Category | Fixed Deposits (FD) | Certificate of Deposits (CD) |
---|---|---|
Investment Tenure | With FDs, you get a flexible tenure of 7 days to 10 years, as per your financial suitability and requirements. | With CDs, you get a tenure of 7 days to 1 year from commercial banks and other financial institutions, it is 7 days to 3 years. |
Return on Investment | Interest rates vary as per the types of customers and tenure of FD. No change in interest rate will occur due to market changes, thus assuring returns till the maturity period. | Interest rates are higher than FD rates. This is because the investment plan has a risk of changes in interest rates during the tenure. |
Benefits for Senior Citizens | They get an additional interest rate of 0.25% to 0.50% on the applicable rates. | No special benefit is applicable for senior citizens. |
Risk Involved | Does not involve any risk as DICGC insures the principal and interest amount of investors for up to ₹5 lakhs. | Involves risks as these investments are not insured under DICGC and market fluctuations can affect repayment amount. |
Discount on Face Value | Not applicable to FDs. | Allowed for CDs. |
Tax Benefits | Tax saving fixed deposit schemes ensure tax exemptions during income tax returns. | No tax exemptions apply to this investment. |
Minimum Investment Amount | The minimum investment amount for FDs is ₹1,000 in general cases. However, for some financial institutions, the minimum amount is ₹100. | ₹1,00,000 is the minimum amount of investment for a certificate of deposits. |
Loan | You can take a loan against your FD as per your bank’s policy. Well-known banks offer 90% of the FD amount as a loan. | Taking loans against CDs is not allowed. |
CD vs FD – Which One is Best Option?
The debate on CD vs FD mainly depends on your financial goals and how you want to manage your money to save and grow it over time.
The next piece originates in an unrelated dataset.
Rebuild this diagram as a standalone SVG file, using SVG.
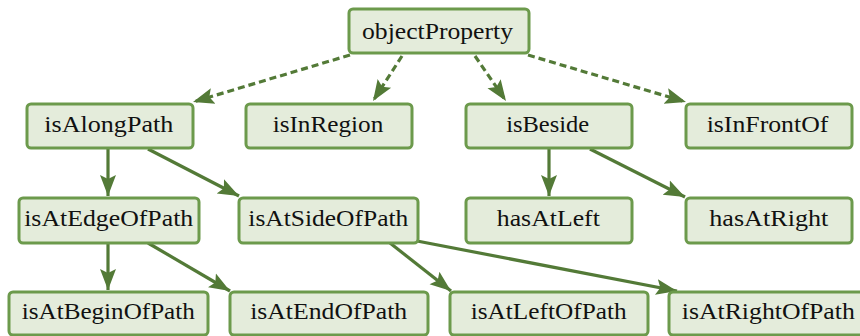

Investing in CDs will be useful if you want to deposit your money for a short period but gain high returns. Nonetheless, it will also come with risks of interest rate fluctuation and market volatility, affecting the repayment amount at times. But, returns on this investment are assured by banks. Hence, to fulfil short-term financial goals, a certificate of deposit is the best investment tool.
On the other hand, FDs are your friend if you are looking for a risk-free investment option for a long tenure. Save and grow your money for long tenures on the fixed interest rate applicable to the deposit amount. You get to choose the interest payout interval, thus securing a regular income from your savings.
Conclusion
When you look at the points of certificate of deposit vs fixed deposit, you get to understand which deposit scheme is suitable for you as per your present financial situation and future goals. Nonetheless, before investing in any of the deposit plans, make sure you read all the terms and conditions and offers applicable to them to grow your money effectively and avoid risks as much as possible.
Regardless of your choice, CD and FD offer a safe haven for your money, helping you grow your wealth over a certain period.
FAQs
For FDs, the minimum amount of investment is ₹1,000. It may change as per the policies of financial institutions. In the case of CDs, the minimum amount to invest is ₹1,00,000.
The main comparison point for CD vs FD is that you can invest in CD for a short tenure and in FDs for both short and long tenures.
No. You cannot claim any tax benefits in terms of exemption when invested in certificates of deposits.
To invest your money for a tenure of 7 years, you have to choose a fixed deposit investment scheme as CD does not allow you to invest for long tenures.
No. The Reserve Bank of India does not allow you to take loans against your certificate of deposits.
A major disadvantage of investing your money in CDs is that there is some risk involved in this investment scheme. DICGC does not insure CDs, and market fluctuations affect interest rates and returns.